§ Your objective: Lines containing the word "with" should be extracted in full.
---*---
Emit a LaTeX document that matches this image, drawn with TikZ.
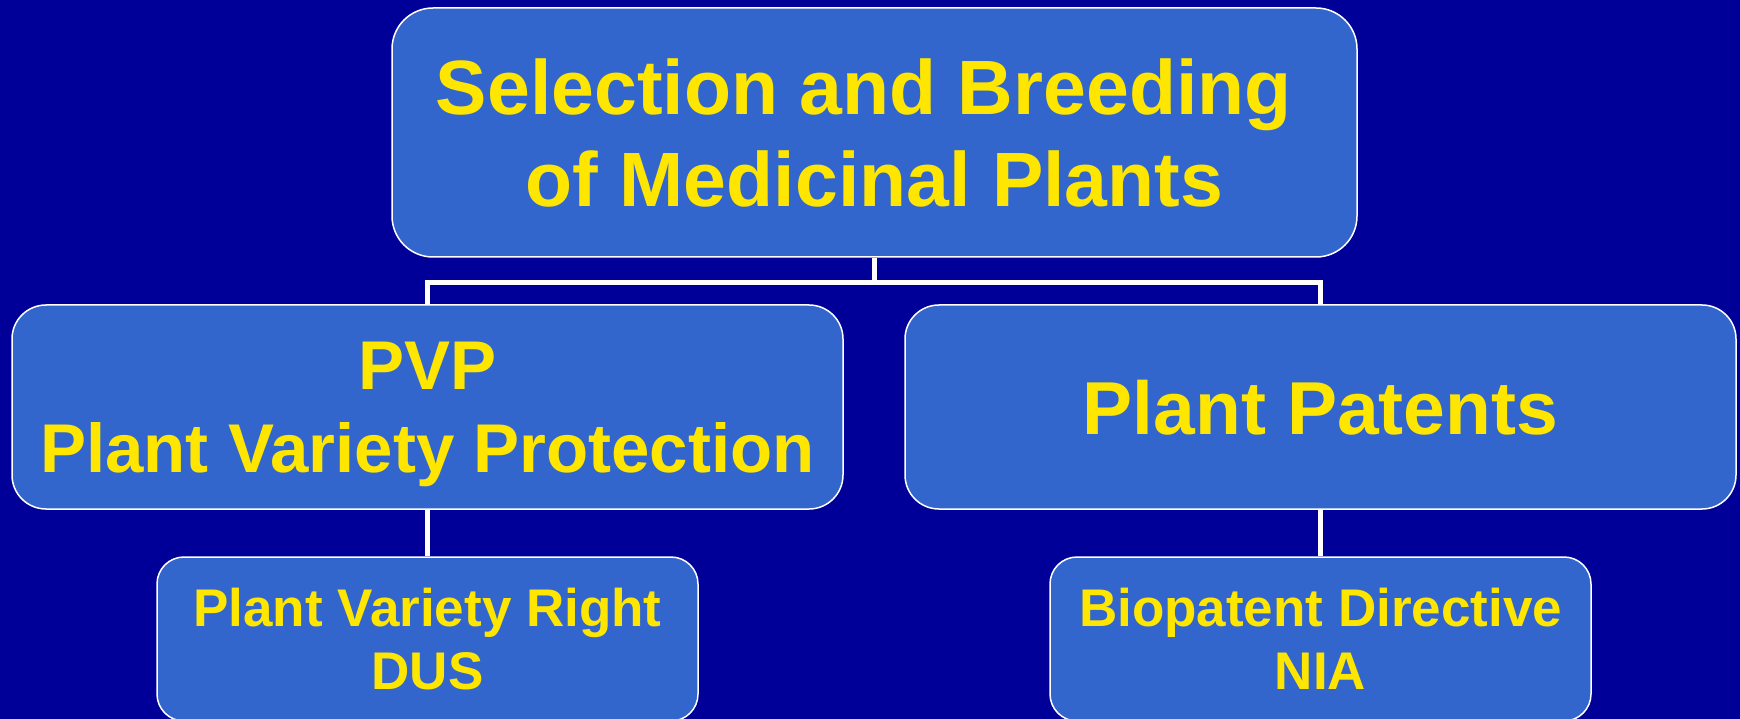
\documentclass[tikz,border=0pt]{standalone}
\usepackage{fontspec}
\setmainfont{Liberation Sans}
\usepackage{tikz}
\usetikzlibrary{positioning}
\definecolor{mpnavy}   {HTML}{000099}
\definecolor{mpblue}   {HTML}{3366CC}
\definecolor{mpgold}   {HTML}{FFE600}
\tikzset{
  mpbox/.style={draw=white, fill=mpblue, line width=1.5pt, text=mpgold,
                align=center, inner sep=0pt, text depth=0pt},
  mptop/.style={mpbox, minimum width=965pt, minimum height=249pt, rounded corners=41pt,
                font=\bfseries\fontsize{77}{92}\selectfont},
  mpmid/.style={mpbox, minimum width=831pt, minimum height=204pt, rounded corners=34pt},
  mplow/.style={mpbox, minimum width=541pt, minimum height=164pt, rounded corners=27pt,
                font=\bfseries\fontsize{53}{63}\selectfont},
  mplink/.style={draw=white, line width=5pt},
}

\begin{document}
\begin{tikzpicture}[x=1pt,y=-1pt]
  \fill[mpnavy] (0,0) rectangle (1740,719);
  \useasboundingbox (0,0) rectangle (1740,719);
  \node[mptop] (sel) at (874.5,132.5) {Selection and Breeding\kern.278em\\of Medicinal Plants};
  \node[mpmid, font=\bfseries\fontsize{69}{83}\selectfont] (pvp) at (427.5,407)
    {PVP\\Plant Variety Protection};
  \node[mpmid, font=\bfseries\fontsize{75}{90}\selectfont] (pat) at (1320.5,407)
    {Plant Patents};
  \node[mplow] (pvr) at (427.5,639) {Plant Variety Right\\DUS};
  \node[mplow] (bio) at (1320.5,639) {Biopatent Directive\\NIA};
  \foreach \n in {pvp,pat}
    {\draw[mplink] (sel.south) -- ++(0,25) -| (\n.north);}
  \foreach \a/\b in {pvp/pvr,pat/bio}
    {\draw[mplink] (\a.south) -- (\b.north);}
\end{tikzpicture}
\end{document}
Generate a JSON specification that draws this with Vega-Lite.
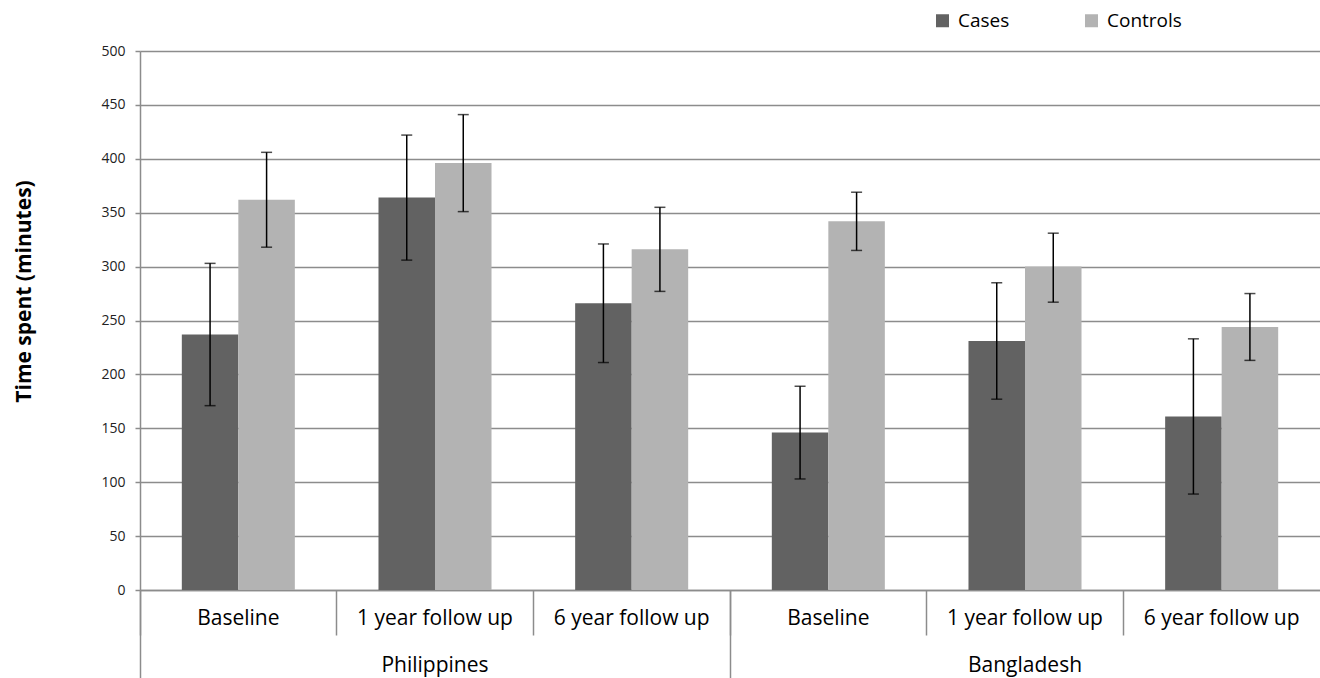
---*---
§ Written answer:
Emit a LaTeX document that matches this image, drawn with TikZ.
Generate a JSON specification that draws this with Vega-Lite.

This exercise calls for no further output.